Russ eventually chose to move to Laurel Hospice at Flinders Medical Centre in May this year. Needless to say, he charmed everyone there, just as he had charmed people all his life. And it wasn’t a superficial charm. Of course, in conversation, Russ could be as critical as anyone. He reserved a special sort of contempt for Scott Morrison way before it became popular to do so! But his charm was a genuine charm coming from a man with a most decent heart, determined to live a good life, determined not to let two brain tumours and stage four cancer stop him from engaging energetically with the world. I visited him twice in Laurel Hospice. It is a beautiful place with a stunning roof garden looking out over the coast and the city. Volunteers provide all sorts of services, including individual harp recitals and a visiting miniature horse.

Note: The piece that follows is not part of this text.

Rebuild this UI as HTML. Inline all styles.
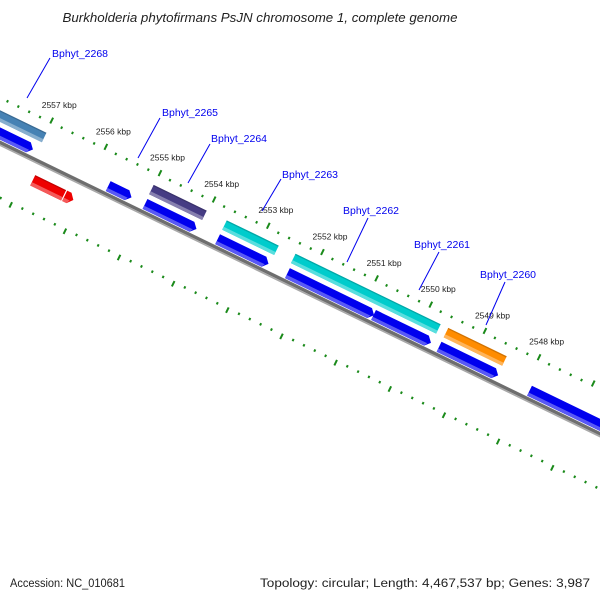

Russ died in June this year. His funeral was one of the most heartbreaking yet beautiful experiences I’ve ever had. At the front was his coffin adorned with pictures of Russ, messages from his nephews and nieces, his walking stick and his recumbent bike. I was privileged to be one of several of his friends asked to say a few words in tribute. Not one of the speakers was able to ‘hold it together’ when recounting the effect of Russ on their lives. Every time I find a poem I like I still reach for Gmail to send it to him and then realise I can’t. Or when I need a wise and empathetic ear to share some minor disaster, I can no longer text him to see if he’s home. I can’t send this to him to say “Read this Russ, what do you think?” What I soon realised with Russ was that whatever life difficulty I was going through, it was nothing compared to the immense issues he coped with for most of his life. He was a man like no other.
In his final email, his last (written) words were borrowed from (author) Richard Flanagan’s mum: “I’ve had a lovely time. Thank you all for coming”.
To Russell in the Bardo 1
i.m. Russell Talbot 1960 -2022
And do you have a body Russ?
And is it the same one, but without the neuromas, the cancers, the ulcers?
And how old are you there – in your prime or are you timeless?
And can you see us and the gap you left? Is it like being behind a two-way mirror?
And is there pain and pleasure?
And are you in the first-class cabin, to make up for the way you suffered here?
And is there a cat for your lap?
And a garden to grow your vegetables?
And how do you get around, because you could never stay still for long? Or is there no such a thing as around?
And if there is, how many wheels on your cycle?
And have you shown them your cartoons?
And read them your poetry?
And played them your songs?
And will they let you leave?
Because like in the coffee shop, the poetry group, the yoga class, the surgeries, the hospice, you are surely everybody’s favourite.
 Bardo in Tibetan Buddhism is a state of existence between death and rebirth.